══ Data entries ══

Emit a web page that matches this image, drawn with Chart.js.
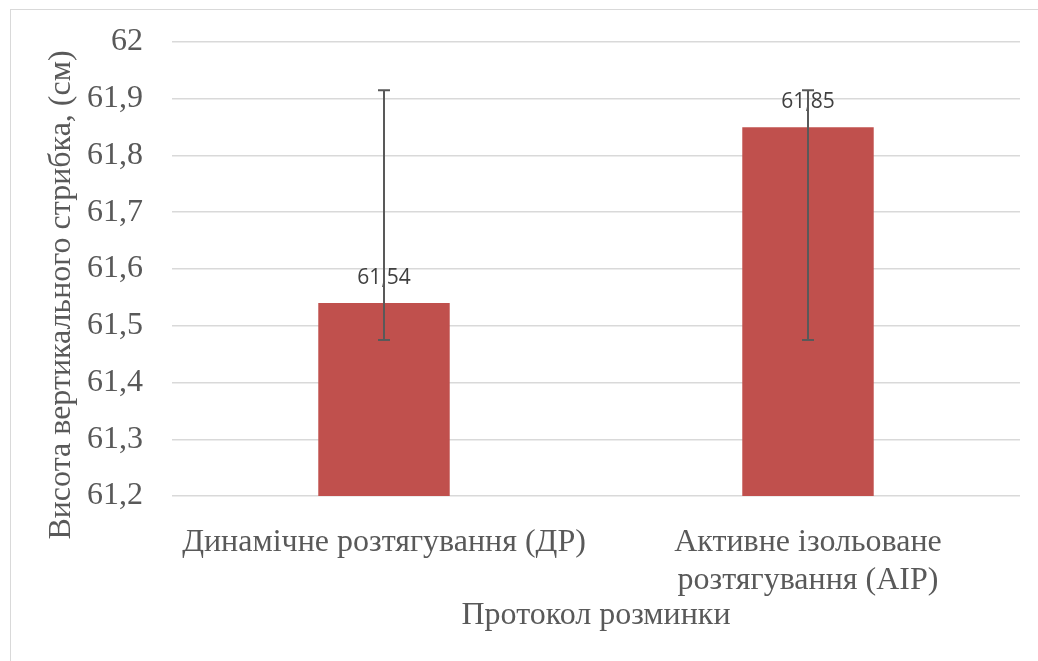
<!DOCTYPE html>
<html><head><meta charset="utf-8">
<script src="https://cdn.jsdelivr.net/npm/chart.js@4"></script>
<style>
html,body{margin:0;padding:0;background:#fff;overflow:hidden}
#wrap{position:relative;width:1038px;height:661px}
#frame{position:absolute;left:10px;top:9px;width:1040px;height:670px;border:1px solid #d9d9d9;box-sizing:border-box;pointer-events:none}
canvas{position:absolute;left:0;top:0}
</style></head>
<body><div id="wrap"><canvas id="c" width="1038" height="661"></canvas><div id="frame"></div></div>
<script>
const categories = [["Динамічне розтягування (ДР)"], ["Активне ізольоване", "розтягування (АІР)"]];
const values = [61.54, 61.85];
const errLow = [61.475, 61.475];
const errHigh = [61.915, 61.915];
const valueLabels = ["61,54", "61,85"];
const yMin = 61.2, yMax = 62, yStep = 0.1;
const yTitle = "Висота вертикального стрибка, (см)";
const xTitle = "Протокол розминки";

const extras = {
  id: 'extras',
  afterDatasetsDraw(chart) {
    const ctx = chart.ctx;
    const meta = chart.getDatasetMeta(0);
    const ys = chart.scales.y;
    ctx.save();
    meta.data.forEach((bar, i) => {
      ctx.fillStyle = '#404040';
      ctx.font = '21px "Open Sans"';
      ctx.textAlign = 'center';
      ctx.textBaseline = 'middle';
      ctx.fillText(valueLabels[i], bar.x, bar.y - 25);
    });
    meta.data.forEach((bar, i) => {
      const x = bar.x;
      const yl = ys.getPixelForValue(errLow[i]);
      const yh = ys.getPixelForValue(errHigh[i]);
      ctx.strokeStyle = '#595959';
      ctx.lineWidth = 2;
      ctx.beginPath();
      ctx.moveTo(x, yl); ctx.lineTo(x, yh);
      ctx.moveTo(x - 6, yl); ctx.lineTo(x + 6, yl);
      ctx.moveTo(x - 6, yh); ctx.lineTo(x + 6, yh);
      ctx.stroke();
    });
    // y axis title
    const ca = chart.chartArea;
    ctx.translate(62, (ca.top + ca.bottom) / 2 + 26);
    ctx.rotate(-Math.PI / 2);
    ctx.fillStyle = '#595959';
    ctx.font = '32px "Liberation Serif"';
    ctx.textAlign = 'center';
    ctx.textBaseline = 'middle';
    ctx.fillText(yTitle, 0, 0);
    ctx.restore();
  }
};

new Chart(document.getElementById('c'), {
  type: 'bar',
  data: {
    labels: categories,
    datasets: [{
      data: values,
      backgroundColor: '#c0504d',
      borderWidth: 0,
      barPercentage: 0.62,
      categoryPercentage: 0.5
    }]
  },
  options: {
    responsive: false,
    animation: false,
    devicePixelRatio: 1,
    plugins: { legend: { display: false }, tooltip: { enabled: false } },
    layout: { padding: { left: 0, right: 18, top: 42, bottom: 0 } },
    scales: {
      x: {
        grid: { display: false },
        border: { display: false },
        ticks: {
          color: '#595959',
          font: { family: '"Liberation Serif"', size: 32, lineHeight: 1.2 },
          padding: 19,
          maxRotation: 0, autoSkip: false
        },
        title: {
          display: true, text: xTitle, color: '#595959',
          font: { family: '"Liberation Serif"', size: 32, lineHeight: 1.2 },
          padding: { top: 0, bottom: 26 }
        },
        afterFit(s) { s.height = 165; s.paddingLeft = 0; s.paddingRight = 0; }
      },
      y: {
        min: yMin, max: yMax,
        grid: { color: '#d9d9d9', lineWidth: 1.5, drawTicks: false },
        border: { display: false },
        ticks: {
          stepSize: yStep,
          color: '#595959',
          font: { family: '"Liberation Serif"', size: 32 },
          padding: 29,
          callback: v => (Math.round(v * 10) / 10).toString().replace('.', ',')
        },
        afterFit(s) { s.width = 172; s.paddingTop = 0; s.paddingBottom = 0; }
      }
    }
  },
  plugins: [extras]
});
</script>
</body></html>
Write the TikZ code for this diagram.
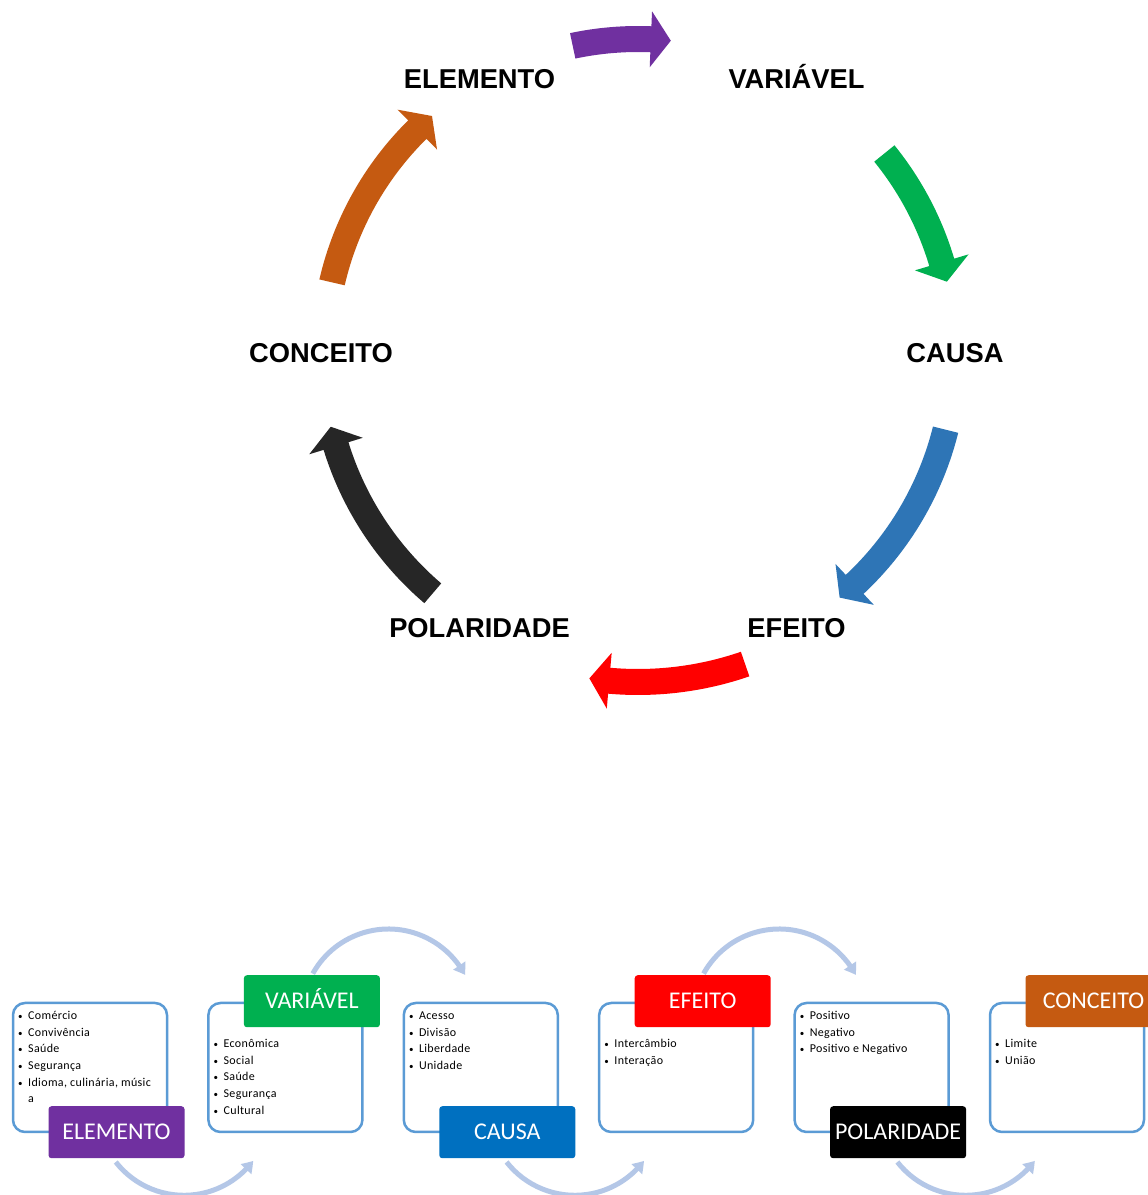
\documentclass[tikz,border=0pt]{standalone}
\usepackage{fontspec}
\newfontfamily\cyclefont{Liberation Sans}
\newfontfamily\flowfont{Carlito}
\newfontfamily\itemfont[LetterSpace=3]{Carlito}
\usetikzlibrary{calc}
\usetikzlibrary{arrows.meta}
\usetikzlibrary{bending}

\definecolor{elempurple}{RGB}{112,48,160}
\definecolor{vargreen}{RGB}{0,176,80}
\definecolor{causeblue}{RGB}{0,112,192}
\definecolor{arrowblue}{RGB}{46,117,182}
\definecolor{effred}{RGB}{255,0,0}
\definecolor{polblack}{RGB}{38,38,38}
\definecolor{concorange}{RGB}{197,90,17}
\definecolor{frameblue}{RGB}{91,155,213}
\definecolor{loopblue}{RGB}{180,199,231}

\newcommand\bul{\makebox[10pt][l]{{\fontsize{9}{9}\selectfont\textbullet}}}

\tikzset{
  cyclelabel/.style={font=\cyclefont\bfseries\fontsize{27.3}{30}\selectfont,
    text height=19.5pt, text depth=0pt, inner sep=0pt},
  listbox/.style={draw=frameblue, line width=2.5pt, fill=white,
    rounded corners=12pt, minimum width=154pt, minimum height=129pt, inner sep=0pt},
  tagbox/.style={rounded corners=3pt, minimum width=136pt, minimum height=52pt,
    inner sep=0pt, text=white, font=\flowfont\fontsize{24}{28}\selectfont,
    text height=15.5pt, text depth=0pt},
  itemline/.style={anchor=base west, inner sep=0pt,
    font=\itemfont\fontsize{12}{14}\selectfont},
  looparrow/.style={draw=loopblue, line width=5pt,
    -{Triangle[width=14pt,length=11pt,bend]}}
}

\begin{document}
\begin{tikzpicture}[x=1pt,y=1pt]
  \path[use as bounding box, fill=white] (0,0) rectangle (1148,1195);

  % cycle
  \coordinate (ctr) at (638,842);
  \foreach \ang/\name/\lbl in {120/elem/ELEMENTO, 60/var/VARIÁVEL, 0/causa/CAUSA,
      -60/efeito/EFEITO, -120/pol/POLARIDADE, 180/conc/CONCEITO}
    \node[cyclelabel] (\name) at ($(ctr)+(\ang:317)$) {\lbl};

  \foreach \col/\a/\b/\r in {elempurple/102/84/314, vargreen/39/13/317,
      arrowblue/-14/-50.5/317, effred/-71/-98.5/329, polblack/-130.5/-166.5/316,
      concorange/167/131/314} {
    \pgfmathsetmacro\h{\b+20/\r*180/pi}
    \pgfmathsetmacro\ro{\r+13}
    \pgfmathsetmacro\ri{\r-13}
    \pgfmathsetmacro\hro{\r+28}
    \pgfmathsetmacro\hri{\r-28}
    \fill[\col] ($(ctr)+(\a:\ro)$) arc[start angle=\a, end angle=\h, radius=\ro]
      -- ($(ctr)+(\h:\hro)$) -- ($(ctr)+(\b:\r)$) -- ($(ctr)+(\h:\hri)$)
      -- ($(ctr)+(\h:\ri)$) arc[start angle=\h, end angle=\a, radius=\ri] -- cycle;
  }

  % flow
  \foreach \k in {0,1} {
    \coordinate (ltop\k) at ($(388.5+390.8*\k,179.4)+(151:86.6)$);
    \draw[looparrow] (ltop\k) arc[start angle=151, end angle=28, radius=86.6];
  }
  \foreach \k in {0,1,2} {
    \coordinate (lbot\k) at ($(184+390.8*\k,86.3)+(218:86.6)$);
    \draw[looparrow] (lbot\k) arc[start angle=218, end angle=323, radius=86.6];
  }

  \foreach \i/\tag/\col/\edge/\dy in {0/ELEMENTO/elempurple/south/1,
      1/VARIÁVEL/vargreen/north/0.5, 2/CAUSA/causeblue/south/1,
      3/EFEITO/effred/north/0.5, 4/POLARIDADE/black/south/1,
      5/CONCEITO/concorange/north/0.5} {
    \node[listbox] (box\i) at (90+195.4*\i,127.5) {};
    \node[tagbox, fill=\col] (tag\i) at ($(box\i.\edge)+(26.5,\dy)$) {\tag};
  }

  \foreach \t [count=\n] in {Comércio, Convivência, Saúde, Segurança, {Idioma, culinária, músic}}
    \node[itemline] (item0-\n) at (18,175.5-16.7*\n+16.7) {\bul\t};
  \node[itemline] (item0-wrap) at (28,175.5-16.7*5) {a};
  \foreach \t [count=\n] in {Econômica, Social, Saúde, Segurança, Cultural}
    \node[itemline] (item1-\n) at (213.4,147.5-16.7*\n+16.7) {\bul\t};
  \foreach \t [count=\n] in {Acesso, Divisão, Liberdade, Unidade}
    \node[itemline] (item2-\n) at (408.8,175.5-16.7*\n+16.7) {\bul\t};
  \foreach \t [count=\n] in {Intercâmbio, Interação}
    \node[itemline] (item3-\n) at (604.2,147.5-16.7*\n+16.7) {\bul\t};
  \foreach \t [count=\n] in {Positivo, Negativo, Positivo e Negativo}
    \node[itemline] (item4-\n) at (799.6,175.5-16.7*\n+16.7) {\bul\t};
  \foreach \t [count=\n] in {Limite, União}
    \node[itemline] (item5-\n) at (995,147.5-16.7*\n+16.7) {\bul\t};
\end{tikzpicture}
\end{document}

═══

Instructions for the task:
Go through the material and select each line with the string "this" in it.

Output below:
Emit a web page that matches this image, drawn with Chart.js.
Write the TikZ code for this diagram.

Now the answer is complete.